Taming the Dragon: portraits of Chinese ghosts
“10 moments” by Wenhua Shi (China, USA – 2011)
Black earth, vast sky. A supernatural atmosphere and a sense of “forbidden files”. A man walks, a camera moves forward. He treads heavily, short of breath. Hindered by the ground’s roughness, the rustling of a wind without oxygen. Under a sun and icy air, there are white bones, pieces of skulls and other human remains. Left almost by chance. Abandoned there, somewhere between the dust and the horizon, Mother Nature their burial ground. A denial of humanity beyond death itself, a barbaric shock which Georges Hyvernaud describes in La peau et les os (Skin and Bones) : « Faced with the dead body of a stranger, we dream, we repeat old words. But when it’s dead bodies by the cartload, filling entire pits, all day long, for days on end, then, there are no more words or ideas for it. We can only look. » No words then. But a look.

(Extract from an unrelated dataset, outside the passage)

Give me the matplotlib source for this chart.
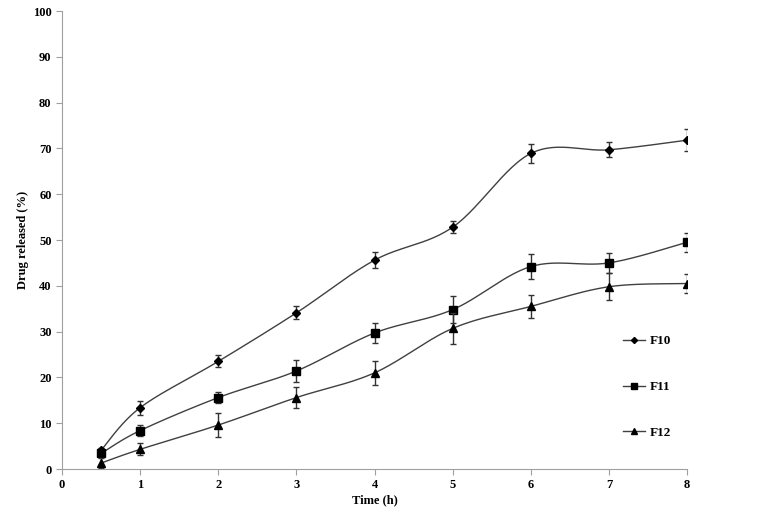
import matplotlib
matplotlib.use("Agg")
import matplotlib.pyplot as plt
from matplotlib.lines import Line2D
import numpy as np

plt.rcParams['font.family'] = ['Liberation Serif', 'DejaVu Serif']
plt.rcParams['font.weight'] = 'bold'

tempo = [0.5, 1, 2, 3, 4, 5, 6, 7, 8]

f10 = [4.1, 13.4, 23.5, 34.1, 45.6, 52.8, 68.9, 69.7, 71.8]
f10_err = [0.5, 1.5, 1.3, 1.4, 1.8, 1.3, 2.0, 1.6, 2.4]

f11 = [3.4, 8.4, 15.6, 21.4, 29.7, 34.8, 44.2, 45.0, 49.5]
f11_err = [0.8, 1.2, 1.2, 2.4, 2.1, 2.9, 2.7, 2.2, 2.1]

f12 = [1.3, 4.3, 9.6, 15.6, 21.0, 30.7, 35.5, 39.8, 40.5]
f12_err = [1.0, 1.3, 2.6, 2.2, 2.6, 3.3, 2.6, 2.9, 2.1]

series = [("F10", f10, f10_err, "D", 3.6),
          ("F11", f11, f11_err, "s", 5.2),
          ("F12", f12, f12_err, "^", 5.6)]


def curva_suave(x, y, sx=78.1, sy=4.58, n=30):
    # bezier tipo excel, calculado em escala de pixels
    px = np.array(x) * sx
    py = np.array(y) * sy
    pts = np.column_stack([px, py])
    out = []
    for i in range(len(pts) - 1):
        p0 = pts[i - 1] if i > 0 else pts[i]
        p1 = pts[i]
        p2 = pts[i + 1]
        p3 = pts[i + 2] if i + 2 < len(pts) else pts[i + 1]
        c1 = p1 + (p2 - p0) / 6
        c2 = p2 - (p3 - p1) / 6
        t = np.linspace(0, 1, n)[:, None]
        seg = ((1 - t) ** 3) * p1 + 3 * ((1 - t) ** 2) * t * c1 + 3 * (1 - t) * t ** 2 * c2 + t ** 3 * p2
        out.append(seg if i == 0 else seg[1:])
    out = np.vstack(out)
    return out[:, 0] / sx, out[:, 1] / sy


fig = plt.figure(figsize=(7.61, 5.17), dpi=100)
ax = fig.add_axes([0.0815, 0.0928, 0.8213, 0.8859])

handles = []
for nome, vals, errs, mk, ms in series:
    xs, ys = curva_suave(tempo, vals)
    ax.plot(xs, ys, color='#404040', lw=1)
    ax.errorbar(tempo, vals, yerr=errs, fmt='none', ecolor='#333333',
                elinewidth=1, capsize=2.5, capthick=1)
    ax.plot(tempo, vals, linestyle='none', marker=mk, markersize=ms,
            color='black')
    handles.append(Line2D([], [], color='#404040', lw=1, marker=mk,
                          markersize=ms * 0.85, markerfacecolor='black',
                          markeredgecolor='black', label=nome))

ax.set_xlim(0, 8)
ax.set_ylim(0, 100)
ax.set_xticks(range(0, 9))
ax.set_yticks(range(0, 101, 10))
for s in ['top', 'right']:
    ax.spines[s].set_visible(False)
for s in ['left', 'bottom']:
    ax.spines[s].set_color('#a0a0a0')
ax.tick_params(colors='#a0a0a0', labelcolor='black', labelsize=9,
               length=4, width=0.8)
for lab in ax.get_xticklabels() + ax.get_yticklabels():
    lab.set_fontweight('bold')

ax.set_xlabel('Time (h)', fontsize=9, fontweight='bold', labelpad=2)
ax.set_ylabel('Drug released (%)', fontsize=9, fontweight='bold', labelpad=3)

fig.legend(handles=handles, loc='upper left', bbox_to_anchor=(0.8187, 0.352),
           frameon=False, handlelength=1.7, handletextpad=0.3,
           labelspacing=2.55, borderpad=0, borderaxespad=0,
           prop={'weight': 'bold', 'size': 9.5})

fig.savefig('out.png', dpi=100)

“Dalinuoer” by Nan Ma (China – 2010)
More than bearing witness, it’s perhaps about being present and seeing what’s in front of us. In 2005, on a location scout for his feature film The Ditch, Wang Bing secretly travels through the Gobi desert, exactly where thousands of accused died in reeducation work camps set up by the communist regime at the end of the 1950s. To bring us these forgotten victims, the filmmaker, who usually shoots Digital Video, revived another ghost: 35mm. And that, too, almost by chance. An artist friend left him about an hour’s worth of film stock. In 2014, digitized and edited, this footage has become the 25 minutes of Traces, his new opus about restored dignity. This has been the core of his work since 2003: people and landscapes that are bound to disappear. His obstinacy is both noble and discreet. It is in service of others, and free of voyeurism. It puts him today among the greatest living directors. He was recently honored with a retrospective at the Centre Pompidou.
“See Tiger Together” by Zhou Xiaorao (China – 2013)
Short lenses, wide shots, close to forms and faces. Young disciples of these “truth documentaries” of Wang Bing or the meditative greatness of Jia Zhang-ke (Still Life, A Touch of Sin), the new generation of Chinese short filmmakers have created works of living archeology. They stay ever on the fine line between reportage and fiction. Underground sometimes, often hidden from authorities, they make way for the future while sketching live portraits of an ultra-contemporary China. Now converted to wild liberalism, while demanding the kind of success which leaves its share of underprivileged, China has the scale more of a continent than a country. It counts all imaginable varieties: sociological, political, geographic, ethnic, and religious. On a single screen, one can see the condensed gamut of infinite spaces and times. These many identities get captured in one block, like a geological cross-section. The mineral immensity of a mountain top responds to the dryness of the big cities. The past and the present mix together with increased speed, bringing along the drifters of many generations. In this way, principles and traditions are forgotten in silence in, for example, The True Story of Ah Poon by Ho Tat Tsim; a brotherhood rips apart – then comes together – during the democratic movements in Hong Kong in 6th Marchby Chun Wong; On the Way to the Sea by Tao Gu (Special Jury Prize Labo 2011) starts modestly singing a distant song in homage to the victims of the earthquake which struck the Wenchuan district on May 12, 2008; with twinkling calligraphy and superimposed images, the ink-drawn animations of Sun Xun depict the cosmology of an empire in transformation. All the layers accumulated in this frozen moment. They are the heirs to the past as well as the actors of the present. They ultimately give forth a feeling of humility, of rebellious resignation, of putting the humanity back into the heart of each image. Finding the essence of life in a landscape, an object, a face.